Global Energy Systems Modeling : Structure and Environmental Impacts

Abstract

The global energy landscape undergoes transformative changes characterized by unprecedented challenges in climate and geopolitical dynamics. This study analyzes energy systems across 66 countries using machine learning methods, based on comprehensive energy performance and environmental indicators. Using the K-means clustering method, three distinct country clusters were identified. The baseline cluster includes 62 countries with moderate energy parameters. China forms a unique cluster, characterized by exceptionally high total energy consumption and maximum carbon emissions, yet relatively low per capita consumption. The third cluster comprises the United States, the Russian Federation, and India, which are distinguished by diversified energy policies with high nuclear and natural gas consumption.
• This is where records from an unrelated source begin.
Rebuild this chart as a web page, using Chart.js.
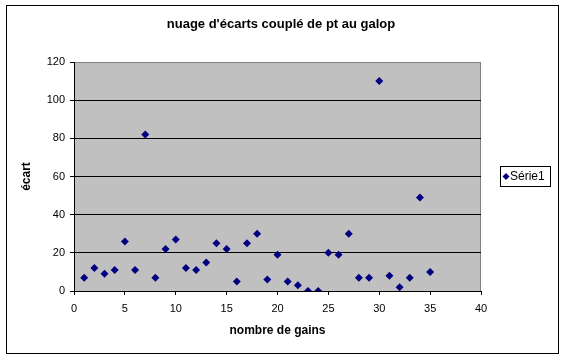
<!DOCTYPE html>
<html>
<head>
<meta charset="utf-8">
<script src="https://cdn.jsdelivr.net/npm/chart.js@4.4.1/dist/chart.umd.min.js"></script>
<style>
  html, body { margin: 0; padding: 0; background: #fff; }
  canvas { display: block; }
</style>
</head>
<body>
<canvas id="chart" width="566" height="360"></canvas>
<script>
// nombre de gains (x) et écart (y)
const gains = [1, 2, 3, 4, 5, 6, 7, 8, 9, 10, 11, 12, 13, 14, 15, 16, 17, 18, 19, 20,
  21, 22, 23, 24, 25, 26, 27, 28, 29, 30, 31, 32, 33, 34, 35];
const ecarts = [7, 12, 9, 11, 26, 11, 82, 7, 22, 27, 12, 11, 15, 25, 22, 5, 25, 30, 6, 19,
  5, 3, 0, 0, 20, 19, 30, 7, 7, 110, 8, 2, 7, 49, 10];
const seriesName = "Série1";
const chartTitle = "nuage d'écarts couplé de pt au galop";
const xTitle = "nombre de gains";
const yTitle = "écart";

const FONT = "'Liberation Sans', Arial, sans-serif";

// fond gris de la zone de tracé + cadre + titre + légende
const excelLook = {
  id: "excelLook",
  beforeDraw(chart) {
    const { ctx, chartArea: a } = chart;
    ctx.save();
    ctx.fillStyle = "#fff";
    ctx.fillRect(0, 0, chart.width, chart.height);
    ctx.fillStyle = "#c0c0c0";
    ctx.fillRect(a.left, a.top, a.right - a.left, a.bottom - a.top);
    ctx.strokeStyle = "#808080";
    ctx.lineWidth = 1;
    ctx.strokeRect(a.left + 0.5, a.top + 0.5, a.right - a.left - 1, a.bottom - a.top);
    ctx.restore();
  },
  afterDraw(chart) {
    const { ctx } = chart;
    ctx.save();
    // cadre extérieur
    ctx.strokeStyle = "#000";
    ctx.lineWidth = 1;
    ctx.strokeRect(6.5, 5.5, 552, 348);
    // titre, centré sur le cadre
    ctx.fillStyle = "#000";
    ctx.font = "bold 13px " + FONT;
    ctx.textAlign = "center";
    ctx.textBaseline = "middle";
    ctx.fillText(chartTitle, 281, 24);
    // légende
    ctx.textAlign = "left";
    ctx.strokeRect(500.5, 166.5, 50, 20);
    ctx.fillStyle = "#000080";
    ctx.beginPath();
    ctx.moveTo(506, 173);
    ctx.lineTo(509.5, 176.5);
    ctx.lineTo(506, 180);
    ctx.lineTo(502.5, 176.5);
    ctx.closePath();
    ctx.fill();
    ctx.fillStyle = "#000";
    ctx.font = "12px " + FONT;
    ctx.fillText(seriesName, 510, 177);
    ctx.restore();
  }
};

new Chart(document.getElementById("chart"), {
  type: "scatter",
  data: {
    datasets: [{
      label: seriesName,
      data: gains.map((g, i) => ({ x: g, y: ecarts[i] })),
      pointStyle: "rectRot",
      pointRadius: 4,
      pointHoverRadius: 4,
      backgroundColor: "#000080",
      borderColor: "#000080",
      borderWidth: 0
    }]
  },
  options: {
    responsive: false,
    animation: false,
    events: [],
    layout: { padding: { top: 62, left: 6, right: 85, bottom: 19 } },
    plugins: {
      legend: { display: false },
      tooltip: { enabled: false },
      title: { display: false }
    },
    scales: {
      x: {
        type: "linear",
        min: 0,
        max: 40,
        ticks: { stepSize: 5, color: "#000", padding: 7, maxRotation: 0,
          font: { family: FONT, size: 11 } },
        grid: { drawOnChartArea: false, tickLength: 4, tickColor: "#000" },
        border: { color: "#000" },
        title: {
          display: true, text: xTitle, color: "#000",
          font: { family: FONT, size: 12, weight: "bold" },
          padding: { top: 0, bottom: 2.8 }
        },
        afterFit(scale) { scale.height = 50; }
      },
      y: {
        min: 0,
        max: 120,
        ticks: { stepSize: 20, color: "#000", padding: 5,
          font: { family: FONT, size: 11 } },
        grid: {
          color: (c) => (c.tick && c.tick.value === 120 ? "#808080" : "#000"),
          tickColor: "#000",
          tickLength: 4
        },
        border: { color: "#000" },
        title: {
          display: true, text: yTitle, color: "#000",
          font: { family: FONT, size: 12, weight: "bold" },
          padding: { top: 13.8, bottom: 0 }
        },
        afterFit(scale) { scale.width = 68; }
      }
    }
  },
  plugins: [excelLook]
});
</script>
</body>
</html>
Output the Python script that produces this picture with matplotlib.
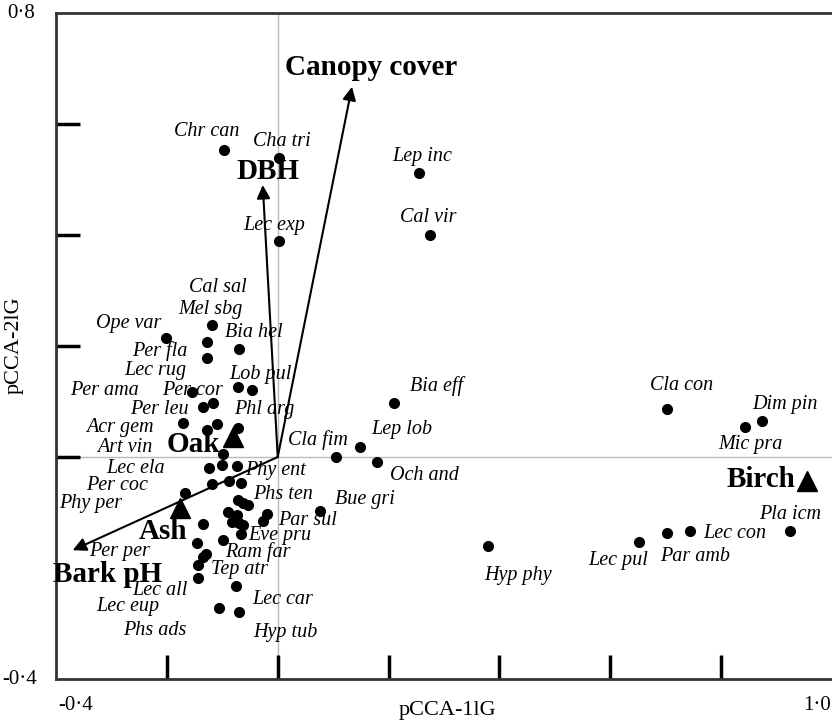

Statistical analysis reveals robust correlations between primary energy consumption and environmental indicators, with correlation coefficients exceeding 0.9. The research demonstrates that primary energy consumption patterns and fuel balance structure, rather than emission volumes directly, are primary determinants of environmental impact. Coal-based energy generation emerges as the predominant source of anthropogenic environmental challenges globally. These findings underscore the urgent necessity for developing individualized national energy transition strategies that account for each country's unique energy profile and economic circumstances. The methodology established provides a framework for evidence-based policy formulation toward sustainable energy futures.